Some probably think that the playoff rivalry between the Dallas Cowboys and San Francisco 49ers began with The Catch in 1981.

MOP Award Winner for 1972: Billy Parks

MOP Award Winner for 1972: Billy Parks

Not true. The teams faced each other in the playoffs for three consecutive years from 1970 to 1972. Dallas beat San Francisco to reach Super Bowls V and VI.

In 1972, Dallas traveled to San Francisco for the third game in the series, and the Cowboys found themselves behind 28-13 heading into the fourth quarter.

This turned out to be Roger Staubach’s first miracle win, as he came off the bench to lead Dallas to a 30-28 win.

Staubach threw touchdowns to two receivers in the fourth quarter, but neither of these players played for the Cowboys after 1972.

The receiver who caught the game-winner was Ron Sellers, who played one more season with the Dolphins before his career ended.

The other receiver was our Most Obscure Player Award winner for 1972: Billy Parks.

Parks was a 6th-round pick of the San Diego Chargers in 1971. He had a productive rookie season, catching 41 passes for 609 yards for the Chargers, but he suffered a broken arm after 10 games.

The Cowboys finally had enough of running back Duane Thomas, and late in July of 1972, Dallas traded Thomas to San Diego for Parks and running back Mike Montgomery (yet another obscure player).

Parks only caught 18 passes for Dallas during the 1972 regular season, but he was a major factor in the win over the 49ers in the playoffs. He caught 7 passes for 136 yards and a score in what turned out to be his most productive game as a professional.

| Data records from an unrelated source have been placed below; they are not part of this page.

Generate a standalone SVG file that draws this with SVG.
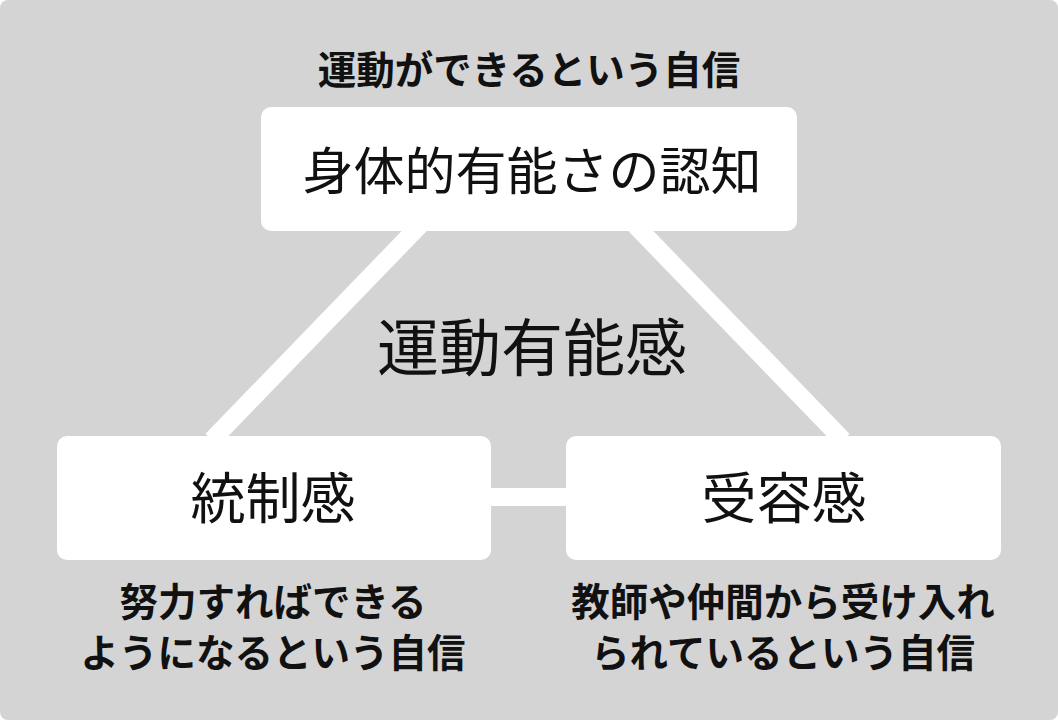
<svg xmlns="http://www.w3.org/2000/svg" width="1058" height="720" viewBox="0 0 1058 720">
<style>
text{font-family:"Noto Sans CJK JP",sans-serif;fill:#111;text-anchor:middle;dominant-baseline:central}
.box{fill:#fff}
.b{font-weight:bold;font-size:38.5px}
.n{font-size:55px}
</style>
<rect x="0" y="0" width="1058" height="720" rx="8" fill="#d4d4d4"/>
<g id="connectors" stroke="#fff" stroke-width="18">
<line x1="420" y1="225" x2="212" y2="440"/>
<line x1="635" y1="225" x2="843" y2="440"/>
<line x1="485" y1="497" x2="572" y2="497"/>
</g>
<text class="b" x="529" y="67">運動ができるという自信</text>
<g id="top"><rect class="box" x="261" y="107" width="536" height="124" rx="10"/><text x="532" y="168" font-size="51px">身体的有能さの認知</text></g>
<text x="532" y="344" font-size="62px">運動有能感</text>
<g id="left"><rect class="box" x="57" y="436" width="434" height="124" rx="10"/><text class="n" x="273" y="494">統制感</text></g>
<g id="right"><rect class="box" x="566" y="436" width="435" height="124" rx="10"/><text class="n" x="784" y="494">受容感</text></g>
<text class="b" x="273" y="599">努力すればできる</text>
<text class="b" x="273" y="650">ようになるという自信</text>
<text class="b" x="783" y="599">教師や仲間から受け入れ</text>
<text class="b" x="783" y="650">られているという自信</text>
</svg>
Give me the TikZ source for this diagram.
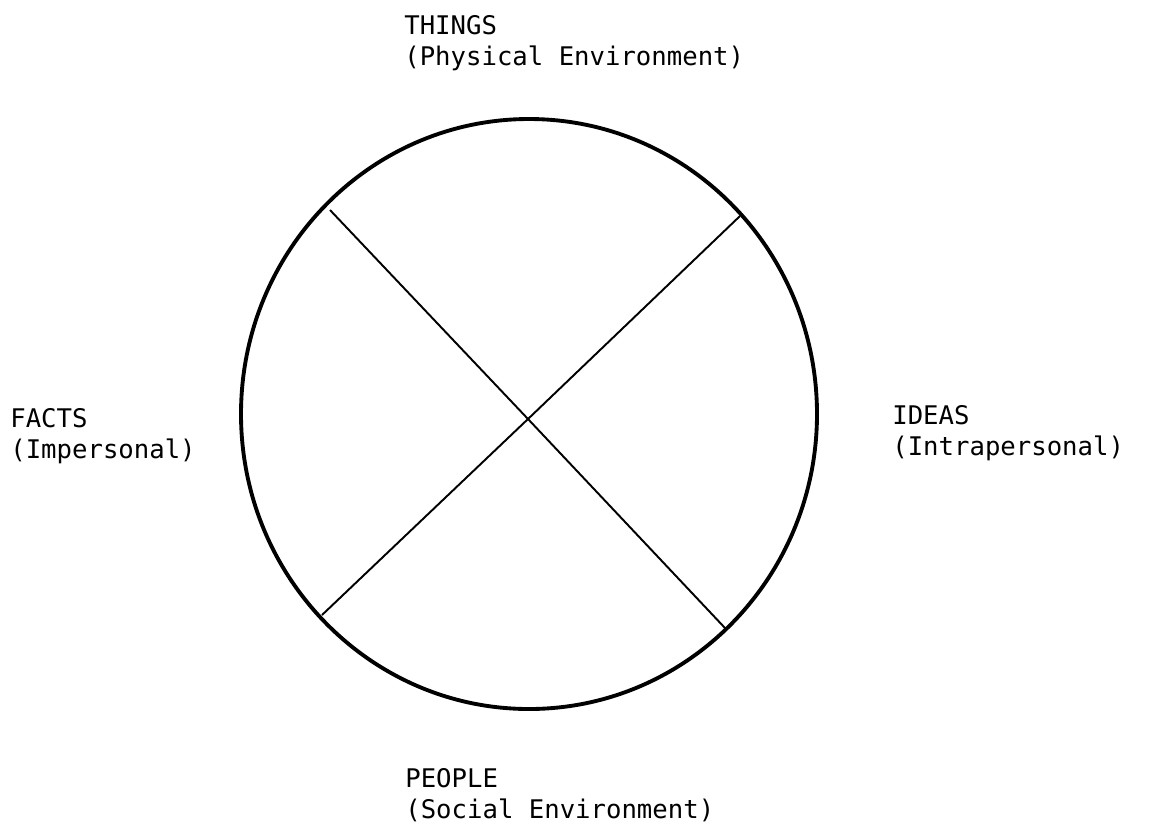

In May 1973, the Cowboys shipped Parks and former first-round pick Tody Smith to the Houston Oilers in exchange for a first-round pick and a third-round pick.

Those draft picks proved to be rather significant, as the Cowboys grabbed Ed “Too Tall” Jones in the first round of the 1974 draft and took punter/quarterback Danny White in the third round.

Parks had decent seasons in 1973 and 1974 with the Oilers but only caught one pass in 1975, his final year in the league.

According to Parks’ Wikipedia page, he was inducted into the Long Beach State University Hall of Fame in 1986. Here’s the short bio from the Long Beach State site:

His first catch as a sophomore was for a touchdown. When that season (1967) ended, Parks had caught79 passes for 1294 yards and 12 TDs. Injured much of his senior year, Parks finished with 169 career catches for 2919 yards and 22 TDs. After sitting out one season, Parks played five years in the NFL (San Diego, Dallas, Houston). He led the NFL in receiving in 10 games (41 catches) as a rookie in 1971 before being sidelined with a broken arm.

He unfortunately died of melanoma in 2009.